Lofa tatupu arrived late and in a bad mood. The USC linebacker had just watched Cal quarterback Aaron Rodgers complete his 20th consecutive pass, a little flare that Bears fullback Chris Manderino turned into a seven-yard gain. As the fullback fought to stay upright, Tatupu repeatedly tried to punch the ball from his grasp. Problem was, he kept missing the ball, landing right after right on Manderino's back.
Walking back, Rodgers got in Tatupu's face and said, "You didn't come close to the ball."
Tatupu flashed an expression that said, And your point is? "I don't care," he replied.
In that moment Tatupu spoke for his teammates, his coaches and the Trojans fans among the 90,008 souls who jammed the Los Angeles Coliseum for what turned out to be one of the most electrifying college games of this young season. The most significant matchup west of the Big 12 in 2004, this intrastate smackdown was an epic battle of wits between two of the college game's big brains: Cal coach Jeff Tedford, a turnaround specialist and offensive savant, and his USC counterpart, the defensive mastermind Pete Carroll. When it was over--after Rodgers had tied an NCAA single-game record by connecting on 23 straight passes, after the defending national cochampions had survived a tachycardia-inducing goal line stand and hung on for a 23--17 win--the Trojans did not care that they'd been beaten everywhere but on the scoreboard. They didn't care that Cal had rung up 28 first downs to their 12, or 157 rushing yards to their 41, or 267 passing yards to their 164. They cared about the number in their loss column: zero.
"It's not exactly how you might like [to win]," Carroll admitted, "but when you play a Top 10 team this is what you should expect. It's going to be really hard."
The No. 1--ranked Trojans may yet make it to the Orange Bowl, site of this season's BCS title game, but it's going to be, to parrot Carroll, really hard. Unlike the '03 Southern Cal squad, whose average margin of victory en route to the AP national title was 23.4 points, this crew has not been dominating; three of its five wins--over Cal (now No. 8), Stanford and Virginia Tech--have been uncomfortably close.

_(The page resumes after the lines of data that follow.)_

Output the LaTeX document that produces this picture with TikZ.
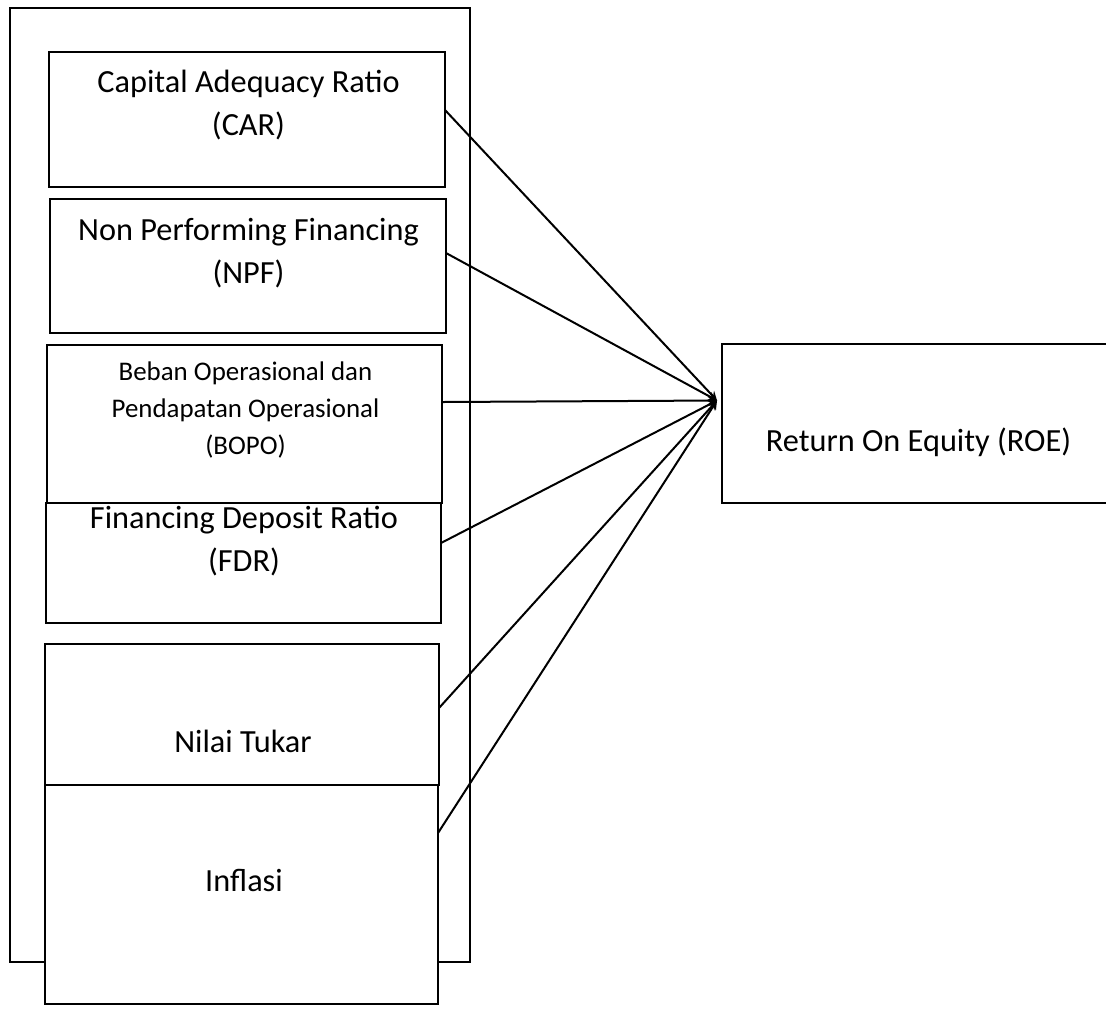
\documentclass[tikz,border=0pt]{standalone}
\usepackage{fontspec}
\setmainfont{Carlito}
\usetikzlibrary{arrows}

\begin{document}
\begin{tikzpicture}[x=0.5pt, y=-0.5pt, >=stealth,
	box/.style={draw, fill=white, line width=1.2pt, inner sep=0pt, outer sep=0pt},
	lbl/.style={align=center, inner sep=0pt, font=\fontsize{16.15}{21.5}\selectfont},
	smalllbl/.style={align=center, inner sep=0pt, font=\fontsize{13.45}{18.5}\selectfont},
	link/.style={->, line width=1pt}]

\useasboundingbox (0,0) rectangle (1106,1008);
\clip (0,0) rectangle (1106,1008);

% frame round the independent variables
\node[box, minimum width=230pt, minimum height=477pt] (frame) at (240,485) {};

\node[box, minimum width=198pt, minimum height=67.5pt] (car) at (247,119.5) {};
\node[box, minimum width=198pt, minimum height=67pt] (npf) at (248,266) {};
\node[box, minimum width=197.5pt, minimum height=79pt] (bopo) at (244.5,424) {};
\node[box, minimum width=197.5pt, minimum height=60pt] (fdr) at (243.5,563) {};
\node[box, minimum width=197pt, minimum height=70.5pt] (kurs) at (242,714.5) {};
\node[box, minimum width=196.5pt, minimum height=109.5pt] (inflasi) at (241.5,894.5) {};
\node[box, minimum width=199pt, minimum height=79.5pt] (roe) at (921,423.5) {};

\node[lbl] (cartxt) at (248.5,105.5) {Capital Adequacy Ratio\\(CAR)};
\node[lbl] (npftxt) at (248.5,253) {Non Performing Financing\\(NPF)};
\node[smalllbl] (bopotxt) at (245.5,410) {Beban Operasional dan\\Pendapatan Operasional\\(BOPO)};
\node[lbl] (fdrtxt) at (244,541.5) {Financing Deposit Ratio\\(FDR)};
\node[lbl] (kurstxt) at (243,741) {Nilai Tukar};
\node[lbl] (inflasitxt) at (244,880) {Inflasi};
\node[lbl] (roetxt) at (918.5,442.5) {Return On Equity (ROE)};

\coordinate (hub) at ([xshift=-2.5pt,yshift=11.5pt]roe.west);

\draw[link] ([yshift=4.75pt]car.east) -- (hub);
\draw[link] ([yshift=6.5pt]npf.east) -- (hub);
\draw[link] ([yshift=11pt]bopo.east) -- (hub);
\draw[link] ([yshift=10pt]fdr.east) -- (hub);
\draw[link] ([yshift=3.25pt]kurs.east) -- (hub);
\draw[link] ([yshift=30.75pt]inflasi.east) -- (hub);
\end{tikzpicture}
\end{document}
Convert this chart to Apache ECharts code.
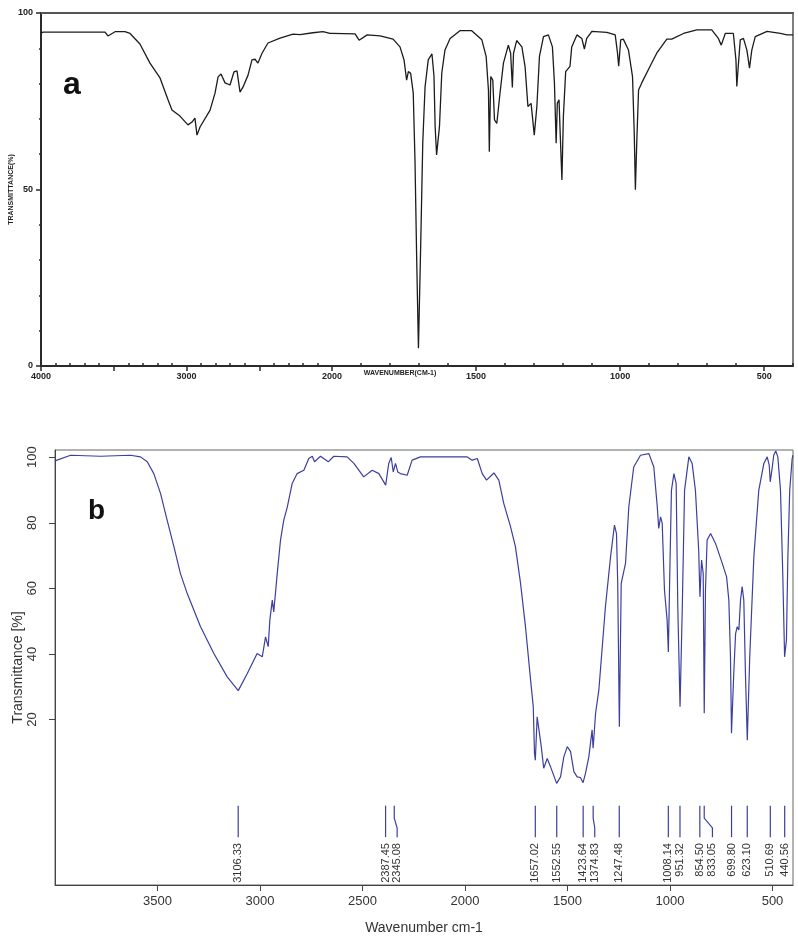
<!DOCTYPE html>
<html>
<head>
<meta charset="utf-8">
<title>IR spectra a / b</title>
<script src="https://cdn.jsdelivr.net/npm/echarts@6/dist/echarts.min.js"></script>
<style>
  html, body { margin: 0; padding: 0; background: #fff; }
  #main { width: 798px; height: 942px; }
</style>
</head>
<body>
<div id="main"></div>
<script>
// spectrum a (black), wavenumber cm-1 / transmittance %
const wnA = [4000, 3985, 3560, 3540, 3491, 3423, 3388, 3320, 3251, 3182, 3127, 3100, 3045, 2990, 2962, 2942, 2928, 2907, 2838, 2804,
  2783, 2763, 2735, 2701, 2674, 2653, 2632, 2612, 2577, 2550, 2529, 2509, 2481, 2440, 2357, 2268, 2220, 2131, 2062, 2014,
  2000, 1920, 1906, 1878, 1833, 1788, 1764, 1750, 1741, 1735, 1727, 1718, 1712, 1706, 1700, 1692, 1685, 1677, 1666, 1653,
  1646, 1642, 1637, 1627, 1619, 1608, 1590, 1556, 1515, 1480, 1465, 1457, 1454, 1449, 1442, 1436, 1428, 1417, 1405, 1388,
  1380, 1374, 1370, 1359, 1341, 1330, 1320, 1309, 1298, 1289, 1280, 1266, 1249, 1235, 1228, 1222, 1218, 1212, 1208, 1202,
  1197, 1189, 1174, 1168, 1150, 1133, 1124, 1116, 1098, 1046, 1017, 1009, 1005, 998, 989, 971, 957, 951, 947, 942,
  936, 925, 896, 873, 838, 821, 780, 734, 682, 659, 649, 635, 607, 598, 595, 590, 583, 572, 560, 551,
  543, 531, 490, 444, 421, 400];
const tA = [94.3, 94.6, 94.6, 93.5, 94.7, 94.7, 94.2, 91.2, 85.8, 81.6, 75.4, 72.5, 70.8, 68.3, 69.1, 70.2, 65.4, 67.7, 72.5, 77.3,
  81.9, 82.7, 80.2, 79.6, 83.3, 83.6, 77.6, 79, 82.4, 86.7, 86.9, 85.8, 88.6, 91.5, 92.9, 94, 93.9, 94.4, 94.7, 94.2,
  94.2, 94.1, 92.3, 93.8, 93.5, 92.6, 90.4, 86.7, 81, 83.4, 82.9, 77.3, 58.4, 30, 5, 34.8, 63.2, 79.1, 86.7, 88.4,
  82, 67.8, 59.8, 67.8, 83, 89.5, 92.8, 95, 95, 92.4, 87.7, 78.2, 60.7, 82, 81, 69.7, 68.7, 77.2, 85.8, 90.9,
  88.6, 78.9, 88.6, 92.2, 90.4, 84.9, 73.5, 74.4, 65.4, 73.5, 87.7, 93.3, 93.8, 90.4, 80.2, 63.1, 74.4, 75.4, 65.9, 52.7,
  70.6, 83.4, 84.9, 90.4, 93.8, 92.8, 89.8, 92.8, 94.8, 94.5, 93.8, 88.6, 84.9, 92.4, 92.6, 89.5, 82, 66, 49.9, 64,
  78.2, 80.2, 84.9, 88.6, 92.6, 92.6, 94.2, 95.2, 95.2, 92.8, 90.9, 94.2, 94.2, 86.7, 79.2, 84.9, 92.4, 92.8, 89.5, 84.4,
  89.5, 93.3, 94.8, 94.2, 93.8, 93.8];

// spectrum b (blue)
const wnB = [4000, 3924, 3778, 3632, 3583, 3550, 3518, 3485, 3453, 3420, 3388, 3355, 3290, 3225, 3160, 3106, 3062, 3014, 2989, 2973,
  2960, 2952, 2940, 2933, 2916, 2900, 2884, 2867, 2843, 2819, 2786, 2762, 2745, 2734, 2705, 2667, 2640, 2575, 2542, 2494,
  2453, 2420, 2387, 2372, 2360, 2350, 2339, 2328, 2315, 2282, 2258, 2217, 2087, 1989, 1965, 1940, 1916, 1895, 1859, 1835,
  1811, 1778, 1754, 1729, 1705, 1680, 1667, 1661, 1657, 1648, 1640, 1628, 1616, 1599, 1583, 1553, 1534, 1518, 1501, 1485,
  1469, 1453, 1437, 1424, 1412, 1396, 1380, 1375, 1363, 1347, 1315, 1290, 1271, 1261, 1255, 1247, 1238, 1217, 1201, 1177,
  1144, 1103, 1079, 1062, 1055, 1046, 1038, 1027, 1014, 1008, 1001, 993, 981, 970, 962, 951, 940, 929, 908, 892,
  876, 860, 854, 846, 838, 833, 827, 819, 802, 778, 745, 724, 713, 705, 700, 689, 680, 672, 664, 656,
  648, 640, 632, 623, 611, 591, 567, 542, 526, 516, 511, 501, 494, 484, 474, 461, 450, 441, 432, 425,
  416, 404, 400];
const tB = [98.9, 100.6, 100.3, 100.6, 100.1, 98.6, 95, 88.9, 80.8, 72.7, 64.5, 58.4, 48.3, 40.1, 33, 28.8, 34, 40.1, 39.1, 45.2,
  42.2, 50.3, 56.4, 52.8, 64.5, 74.7, 80.8, 84.8, 92, 95, 96, 99.6, 100.3, 98.6, 100.3, 98.6, 100.3, 100.1, 98.1, 94,
  96, 95, 91.5, 98.1, 99.9, 95.5, 98.1, 95.5, 95, 94.5, 99.1, 100.1, 100.1, 100.1, 99.1, 99.6, 95, 93, 95.2, 93,
  85.9, 78.8, 72.7, 61.5, 48.3, 32, 23.9, 9.7, 7.6, 20.8, 20.8, 11.7, 5.1, 8.1, 5.6, 0.5, 2.5, 8.6, 11.7, 10.2,
  4.1, 2.5, 2.3, 0.7, 3.6, 8.6, 16.8, 11.2, 21.9, 29, 54.4, 69.6, 79.3, 76.7, 61.5, 17.8, 61.5, 67.6, 84.8, 97,
  100.6, 101.1, 97, 84.8, 78.3, 81.8, 79.8, 59.5, 50.3, 40.6, 64.5, 89.9, 95, 92, 54.4, 23.9, 54.4, 89.9, 100.1, 98.1,
  89.9, 71.6, 57.4, 68.6, 64.5, 21.9, 59.5, 74.7, 76.7, 73.7, 67.6, 63.5, 56.4, 39.1, 15.8, 34, 46.2, 48.3, 47.3, 56.4,
  60.5, 56.4, 34, 13.7, 39.1, 69.6, 89.9, 98.1, 100.1, 97.6, 92.5, 97, 100.6, 101.9, 100.1, 89.9, 64.5, 39.1, 44.2, 69.6,
  89.9, 99.6, 100.6];

// picked peaks of b and where their labels sit
const peaksB = [3106.33, 2387.45, 2345.08, 1657.02, 1552.55, 1423.64, 1374.83, 1247.48, 1008.14, 951.32, 854.50, 833.05, 699.80, 623.10, 510.69, 440.56];
const peakLabelAtB = [3106.33, 2387.45, 2331, 1657.02, 1552.55, 1423.64, 1367, 1247.48, 1008.14, 951.32, 854.50, 793, 699.80, 623.10, 510.69, 440.56];

// tick labels
const ticksALeft = [4000, 3000, 2000];
const majorALeft = [4000, 3500, 3000, 2500, 2000];
const ticksARight = [1500, 1000, 500];
const ticksB = [3500, 3000, 2500, 2000, 1500, 1000, 500];
const yTicksB = [20, 40, 60, 80, 100];

const BLUE = '#3c3f9e';
const INK = '#1c1c1c';
const MARK_Y = [-6.3, -10.1, -13.1, -15.9, -17.7]; // peak marker: top, bend, bend, bottom, text

function minorTicks(from, to) {
  const out = [];
  for (let w = from; w <= to; w += 100) if (w % 500 !== 0) out.push(w);
  return out;
}
const plain = v => String(v);

const dataALeft = [], dataARight = [];
for (let i = 0; i < wnA.length; i++) {
  if (wnA[i] >= 2000) dataALeft.push([wnA[i], tA[i]]);
  if (wnA[i] <= 2000) dataARight.push([wnA[i], tA[i]]);
}
const dataB = wnB.map((w, i) => [w, tB[i]]);
const peakData = peaksB.map((p, i) => [p, peakLabelAtB[i]]);

const fontA = '"Liberation Sans", Arial, sans-serif';
const fontB = '"Liberation Sans", Arial, sans-serif';

function aAxes(grid, min, max, major, labels) {
  return [
    {
      gridIndex: grid, type: 'value', min: min, max: max, inverse: true, position: 'bottom',
      axisLine: { onZero: false, lineStyle: { color: '#2a2a2a', width: 2 } },
      axisTick: { customValues: major, length: 5, lineStyle: { color: '#2a2a2a', width: 1.5 } },
      axisLabel: { customValues: labels, formatter: plain, fontSize: 9, fontWeight: 'bold', color: '#222', margin: 6, fontFamily: fontA },
      splitLine: { show: false }
    },
    {
      gridIndex: grid, type: 'value', min: min, max: max, inverse: true, position: 'bottom',
      axisLine: { show: false, onZero: false },
      axisTick: { customValues: minorTicks(min, max), inside: true, length: 3, lineStyle: { color: '#2a2a2a', width: 1.5 } },
      axisLabel: { show: false },
      splitLine: { show: false }
    },
    {
      gridIndex: grid, type: 'value', min: min, max: max, inverse: true, position: 'top',
      axisLine: { onZero: false, lineStyle: { color: '#555', width: 2 } },
      axisTick: { show: false }, axisLabel: { show: false }, splitLine: { show: false }
    }
  ];
}

const chart = echarts.init(document.getElementById('main'), null, { renderer: 'canvas' });

const option = {
  backgroundColor: '#fff',
  animation: false,
  grid: [
    { left: 41, top: 13, width: 291, height: 353, outerBoundsMode: 'none', containLabel: false },
    { left: 332, top: 13, width: 461, height: 353, outerBoundsMode: 'none', containLabel: false },
    { left: 55, top: 450, width: 738, height: 435, outerBoundsMode: 'none', containLabel: false,
      show: true, borderColor: '#666', borderWidth: 1 }
  ],
  xAxis: [
    ...aAxes(0, 2000, 4000, majorALeft, ticksALeft),
    ...aAxes(1, 400, 2000, ticksARight, ticksARight),
    {
      gridIndex: 2, type: 'value', min: 400, max: 4000, inverse: true,
      axisLine: { onZero: false, lineStyle: { color: '#444', width: 1 } },
      axisTick: { customValues: ticksB, length: 6, lineStyle: { color: '#444' } },
      axisLabel: { customValues: ticksB, formatter: plain, fontSize: 13, color: '#333', margin: 10, fontFamily: fontB },
      splitLine: { show: false },
      name: 'Wavenumber cm-1', nameLocation: 'middle', nameGap: 36,
      nameTextStyle: { fontSize: 14, color: '#333', fontFamily: fontB }
    }
  ],
  yAxis: [
    {
      gridIndex: 0, type: 'value', min: 0, max: 100, interval: 50, position: 'left',
      axisLine: { onZero: false, lineStyle: { color: '#2a2a2a', width: 2 } },
      axisTick: { length: 5, lineStyle: { color: '#2a2a2a', width: 1.5 } },
      minorTick: { show: true, splitNumber: 5, length: 2, lineStyle: { color: '#2a2a2a', width: 1.5 } },
      axisLabel: { fontSize: 9, fontWeight: 'bold', color: '#222', margin: 8, fontFamily: fontA },
      splitLine: { show: false },
      name: 'TRANSMITTANCE(%)', nameLocation: 'middle', nameGap: 25,
      nameTextStyle: { fontSize: 7, fontWeight: 'bold', color: '#222', fontFamily: fontA }
    },
    {
      gridIndex: 1, type: 'value', min: 0, max: 100, position: 'right',
      axisLine: { show: true, onZero: false, lineStyle: { color: '#555', width: 1.5 } },
      axisTick: { show: false }, axisLabel: { show: false }, splitLine: { show: false }
    },
    {
      gridIndex: 2, type: 'value', min: -30.5, max: 102.2,
      axisLine: { show: true, onZero: false, lineStyle: { color: '#444', width: 1 } },
      axisTick: { customValues: yTicksB, length: 6, lineStyle: { color: '#444' } },
      axisLabel: { customValues: yTicksB, rotate: 90, fontSize: 13, color: '#333', margin: 16, fontFamily: fontB },
      splitLine: { show: false },
      name: 'Transmittance [%]', nameLocation: 'middle', nameGap: 30, nameMoveOverlap: false,
      nameTextStyle: { fontSize: 14, color: '#333', fontFamily: fontB }
    }
  ],
  series: [
    {
      type: 'line', xAxisIndex: 0, yAxisIndex: 0, data: dataALeft, showSymbol: false,
      lineStyle: { color: INK, width: 1.3 }
    },
    {
      type: 'line', xAxisIndex: 3, yAxisIndex: 1, data: dataARight, showSymbol: false,
      lineStyle: { color: INK, width: 1.3 }
    },
    {
      type: 'line', xAxisIndex: 6, yAxisIndex: 2, data: dataB, showSymbol: false,
      lineStyle: { color: BLUE, width: 1.2 }
    },
    {
      type: 'custom', xAxisIndex: 6, yAxisIndex: 2, data: peakData, clip: false,
      renderItem: function (params, api) {
        const peak = api.value(0), at = api.value(1);
        const p0 = api.coord([peak, MARK_Y[0]]);
        const p1 = api.coord([peak, MARK_Y[1]]);
        const p2 = api.coord([at, MARK_Y[2]]);
        const p3 = api.coord([at, MARK_Y[3]]);
        const t = api.coord([at, MARK_Y[4]]);
        return {
          type: 'group',
          children: [
            { type: 'polyline', shape: { points: [p0, p1, p2, p3] }, style: { stroke: BLUE, lineWidth: 1.2, fill: null } },
            {
              type: 'text', x: t[0], y: t[1], rotation: Math.PI / 2,
              style: { text: peak.toFixed(2), align: 'right', verticalAlign: 'middle', font: '11px ' + fontB, fill: '#333' }
            }
          ]
        };
      }
    }
  ],
  graphic: [
    { type: 'text', x: 63, y: 85, style: { text: 'a', font: 'bold 32px ' + fontA, fill: '#111', verticalAlign: 'middle' } },
    { type: 'text', x: 88, y: 511, style: { text: 'b', font: 'bold 28px ' + fontB, fill: '#111', verticalAlign: 'middle' } },
    { type: 'text', x: 400, y: 373, style: { text: 'WAVENUMBER(CM-1)', font: 'bold 7px ' + fontA, fill: '#222', align: 'center', verticalAlign: 'middle' } }
  ]
};

chart.setOption(option);
</script>
</body>
</html>
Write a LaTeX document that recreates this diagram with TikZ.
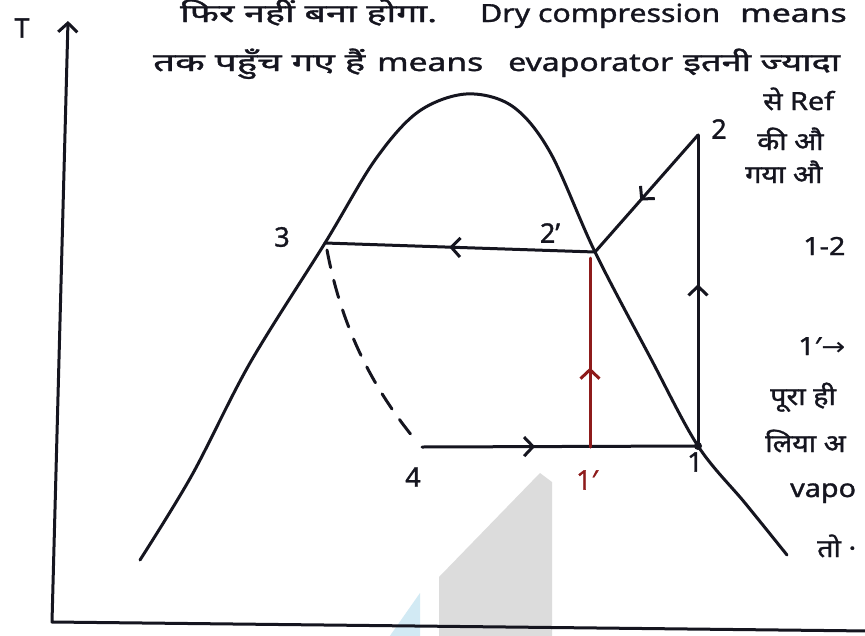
\documentclass[tikz,border=0pt]{standalone}
\usepackage{fontspec}
\setmainfont{Noto Sans}
\newfontfamily\hindi[Script=Devanagari,FakeBold=1.2]{Noto Sans}
\newfontfamily\symfont{DejaVu Sans}
\usetikzlibrary{arrows.meta,decorations.markings}
\definecolor{ink}{HTML}{15151F}
\definecolor{redink}{HTML}{8E1B1B}
\definecolor{wmgray}{HTML}{DCDCDC}
\definecolor{wmblue}{HTML}{D2EAF4}
\newcommand\fitw[2]{\resizebox{#1}{\height}{#2}}
\begin{document}
\begin{tikzpicture}[x=1pt,y=-1pt,line cap=round,line join=round,
  curve/.style={draw=ink,line width=3pt},
  midarrow/.style={postaction={decorate},decoration={markings,
     mark=at position #1 with {\arrow{Straight Barb[length=9pt,width=19pt]}}}},
  lbl/.style={font=\hindi\fontsize{27}{30}\selectfont,text=ink,inner sep=0pt},
  note/.style={font=\hindi\fontsize{25}{28}\selectfont,text=ink,anchor=base west,inner sep=0pt}]
\useasboundingbox (0,0) rectangle (865,635);
\fill[white] (0,0) rectangle (865,635);
\begin{scope}
\clip (0,0) rectangle (865,635);
% watermark
\fill[wmgray] (540,473) -- (552,482) -- (552,640) -- (439,640) -- (439,577) -- cycle;
\fill[wmblue] (387,640) -- (420,593) -- (420,640) -- cycle;
% axes
\coordinate (O) at (52,622);
\coordinate (Ytop) at (68,21);
\coordinate (Xend) at (870,631);
\draw[curve,-{Straight Barb[length=9pt,width=19pt]}] (Xend) -- (O) -- (Ytop);
\node[lbl] (T) at (22,28) {T};
% saturation dome
\draw[curve] plot[smooth,tension=0.55] coordinates {(140,560) (192,475) (250,363) (325,243) (375,160) (418,112) (466,94) (512,106) (550,152) (595,252) (650,357) (698,446) (745,503) (787,555)};
% state points
\coordinate (p3) at (325,243);
\coordinate (p2p) at (595,252);
\coordinate (p2) at (698,135);
\coordinate (p1) at (698,446);
\coordinate (p4) at (422,447);
\coordinate (p4d) at (417,442);
\coordinate (p1p) at (590,447);
\coordinate (r2) at (590,258);
% cycle lines
\draw[curve,midarrow=0.54] (p2p) -- (p3);
\draw[curve,midarrow=0.56] (p2) -- (p2p);
\draw[curve,midarrow=0.52] (p1) -- (p2);
\draw[curve,midarrow=0.41] (p4) -- (p1);
\draw[curve,dash pattern=on 18pt off 13pt] (327,250) .. controls (343,335) and (378,395) .. (p4d);
\draw[draw=redink,line width=3pt,midarrow=0.42] (p1p) -- (r2);
\fill[ink] (p1) circle (4pt);
% labels
\node[lbl] (l3) at (282,237) {3};
\node[lbl] (l2p) at (550,233) {2’};
\node[lbl] (l2) at (719,129) {2};
\node[lbl] (l4) at (413,477) {4};
\node[lbl,text=redink] (l1p) at (587,480) {1′};
\node[lbl] (l1) at (695,462) {1};
% top text
\node[note] (t1a) at (180,22) {\fitw{257pt}{फिर नहीं बना होगा.}};
\node[note] (t1b) at (480,22) {\fitw{240pt}{Dry compression}};
\node[note] (t1c) at (740,22) {\scalebox{1.35}[1]{means}};
\node[note] (t2a) at (153,71) {\fitw{212pt}{तक पहुँच गए हैं}};
\node[note] (t2b) at (377,71) {\fitw{106pt}{means}};
\node[note] (t2c) at (508,71) {\fitw{165pt}{evaporator}};
\node[note] (t2d) at (683,71) {\fitw{157pt}{इतनी ज्यादा}};
% right side text
\node[note] (r1) at (763,110) {\scalebox{1.15}[1]{से Ref}};
\node[note] (r2t) at (757,150) {\scalebox{1.15}[1]{की औ}};
\node[note] (r3) at (745,183) {\scalebox{1.15}[1]{गया औ}};
\node[note] (r4) at (803,255) {\scalebox{1.15}[1]{1-2}};
\node[note] (r5) at (798,355) {\scalebox{1.15}[1]{1′{\symfont →}}};
\node[note] (r6) at (770,405) {\scalebox{1.15}[1]{पूरा ही}};
\node[note] (r7) at (765,452) {\scalebox{1.15}[1]{लिया अ}};
\node[note] (r8) at (790,497) {\scalebox{1.15}[1]{vapo}};
\node[note] (r9) at (817,557) {\scalebox{1.15}[1]{तो ·}};
\end{scope}
\end{tikzpicture}
\end{document}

Repeating as national champion would have been difficult even without the misfortunes that have befallen USC since the spring. Starting tackle Winston Justice was suspended for the fall semester for flashing a "replica firearm" at another student last February. Starting fullback Brandon Hancock ruptured a muscle in his chest and tore his right ACL; he'll miss the entire season. Wide receiver Whitney Lewis, coming off a dazzling spring and penciled in as a starter, became an academic casualty. Dominique Byrd, the team's best receiving tight end, missed spring ball while recuperating from a knee injury. Having fully recovered, he cracked his left kneecap in a pickup basketball game in July.
It was lemon juice in the paper cut for Carroll that the person with whom Byrd banged knees was Mike Williams, the erstwhile Trojans wideout who would be vying for the Heisman Trophy this season if he hadn't decided to join Maurice Clarett in declaring for the NFL draft last February. (Barred from the draft by the courts in May, Williams was denied reinstatement to USC by the NCAA.) There was the 2003 first-team AllAmerica on the sideline at USC's practice last Thursday, passing time in football limbo by raising his voice at receivers who dropped balls and poking fun at Carroll, who likes to take part in passing drills.
"Look at him pat the ball--he thinks he's a real quarterback!"
When the subject of Dwayne Jarrett arose in a conversation with a reporter, Williams became serious. "I talk to him a little bit," he said. "He's a little homesick or whatever. He's talking about transferring."